- _WHAT YOU ARE ASKED TO DO_
Give the listing again in full, exactly as written.
------------------------------------------------
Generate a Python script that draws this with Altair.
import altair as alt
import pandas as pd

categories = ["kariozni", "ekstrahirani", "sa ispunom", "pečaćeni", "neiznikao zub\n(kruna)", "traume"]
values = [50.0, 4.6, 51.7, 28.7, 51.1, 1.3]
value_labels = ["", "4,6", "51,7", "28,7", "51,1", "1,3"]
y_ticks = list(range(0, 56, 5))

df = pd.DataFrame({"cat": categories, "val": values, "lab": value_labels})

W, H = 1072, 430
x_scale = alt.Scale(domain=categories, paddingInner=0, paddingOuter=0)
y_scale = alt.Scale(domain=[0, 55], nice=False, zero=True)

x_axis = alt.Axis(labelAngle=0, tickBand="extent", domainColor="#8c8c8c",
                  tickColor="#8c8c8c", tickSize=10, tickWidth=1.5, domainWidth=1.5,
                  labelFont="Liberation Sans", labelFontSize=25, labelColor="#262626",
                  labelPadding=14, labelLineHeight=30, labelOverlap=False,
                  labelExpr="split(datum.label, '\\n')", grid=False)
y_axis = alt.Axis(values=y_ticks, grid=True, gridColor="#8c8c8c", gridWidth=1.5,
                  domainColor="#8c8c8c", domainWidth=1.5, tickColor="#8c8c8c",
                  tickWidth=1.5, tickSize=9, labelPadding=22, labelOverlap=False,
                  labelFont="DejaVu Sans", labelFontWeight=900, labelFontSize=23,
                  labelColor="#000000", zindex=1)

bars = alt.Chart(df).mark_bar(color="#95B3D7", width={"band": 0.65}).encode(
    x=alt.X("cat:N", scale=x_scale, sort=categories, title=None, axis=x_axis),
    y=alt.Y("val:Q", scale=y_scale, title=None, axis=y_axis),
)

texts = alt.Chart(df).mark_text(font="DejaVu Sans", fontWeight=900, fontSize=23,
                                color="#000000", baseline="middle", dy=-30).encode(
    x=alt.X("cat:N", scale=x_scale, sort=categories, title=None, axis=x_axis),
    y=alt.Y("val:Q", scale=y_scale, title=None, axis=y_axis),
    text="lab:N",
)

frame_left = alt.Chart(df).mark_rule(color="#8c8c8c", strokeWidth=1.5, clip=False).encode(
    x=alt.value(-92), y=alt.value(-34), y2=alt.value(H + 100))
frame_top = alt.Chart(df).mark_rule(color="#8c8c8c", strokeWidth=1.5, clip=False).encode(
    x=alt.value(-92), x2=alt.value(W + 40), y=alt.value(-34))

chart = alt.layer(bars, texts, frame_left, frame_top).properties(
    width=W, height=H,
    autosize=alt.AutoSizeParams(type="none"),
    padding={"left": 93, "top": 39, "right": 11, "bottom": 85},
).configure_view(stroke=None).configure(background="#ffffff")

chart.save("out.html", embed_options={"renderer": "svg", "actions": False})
------------------------------------------------
- _EXERCISE OUTPUT_
Generate a Python script that draws this with Altair.
import altair as alt
import pandas as pd

categories = ["kariozni", "ekstrahirani", "sa ispunom", "pečaćeni", "neiznikao zub\n(kruna)", "traume"]
values = [50.0, 4.6, 51.7, 28.7, 51.1, 1.3]
value_labels = ["", "4,6", "51,7", "28,7", "51,1", "1,3"]
y_ticks = list(range(0, 56, 5))

df = pd.DataFrame({"cat": categories, "val": values, "lab": value_labels})

W, H = 1072, 430
x_scale = alt.Scale(domain=categories, paddingInner=0, paddingOuter=0)
y_scale = alt.Scale(domain=[0, 55], nice=False, zero=True)

x_axis = alt.Axis(labelAngle=0, tickBand="extent", domainColor="#8c8c8c",
                  tickColor="#8c8c8c", tickSize=10, tickWidth=1.5, domainWidth=1.5,
                  labelFont="Liberation Sans", labelFontSize=25, labelColor="#262626",
                  labelPadding=14, labelLineHeight=30, labelOverlap=False,
                  labelExpr="split(datum.label, '\\n')", grid=False)
y_axis = alt.Axis(values=y_ticks, grid=True, gridColor="#8c8c8c", gridWidth=1.5,
                  domainColor="#8c8c8c", domainWidth=1.5, tickColor="#8c8c8c",
                  tickWidth=1.5, tickSize=9, labelPadding=22, labelOverlap=False,
                  labelFont="DejaVu Sans", labelFontWeight=900, labelFontSize=23,
                  labelColor="#000000", zindex=1)

bars = alt.Chart(df).mark_bar(color="#95B3D7", width={"band": 0.65}).encode(
    x=alt.X("cat:N", scale=x_scale, sort=categories, title=None, axis=x_axis),
    y=alt.Y("val:Q", scale=y_scale, title=None, axis=y_axis),
)

texts = alt.Chart(df).mark_text(font="DejaVu Sans", fontWeight=900, fontSize=23,
                                color="#000000", baseline="middle", dy=-30).encode(
    x=alt.X("cat:N", scale=x_scale, sort=categories, title=None, axis=x_axis),
    y=alt.Y("val:Q", scale=y_scale, title=None, axis=y_axis),
    text="lab:N",
)

frame_left = alt.Chart(df).mark_rule(color="#8c8c8c", strokeWidth=1.5, clip=False).encode(
    x=alt.value(-92), y=alt.value(-34), y2=alt.value(H + 100))
frame_top = alt.Chart(df).mark_rule(color="#8c8c8c", strokeWidth=1.5, clip=False).encode(
    x=alt.value(-92), x2=alt.value(W + 40), y=alt.value(-34))

chart = alt.layer(bars, texts, frame_left, frame_top).properties(
    width=W, height=H,
    autosize=alt.AutoSizeParams(type="none"),
    padding={"left": 93, "top": 39, "right": 11, "bottom": 85},
).configure_view(stroke=None).configure(background="#ffffff")

chart.save("out.html", embed_options={"renderer": "svg", "actions": False})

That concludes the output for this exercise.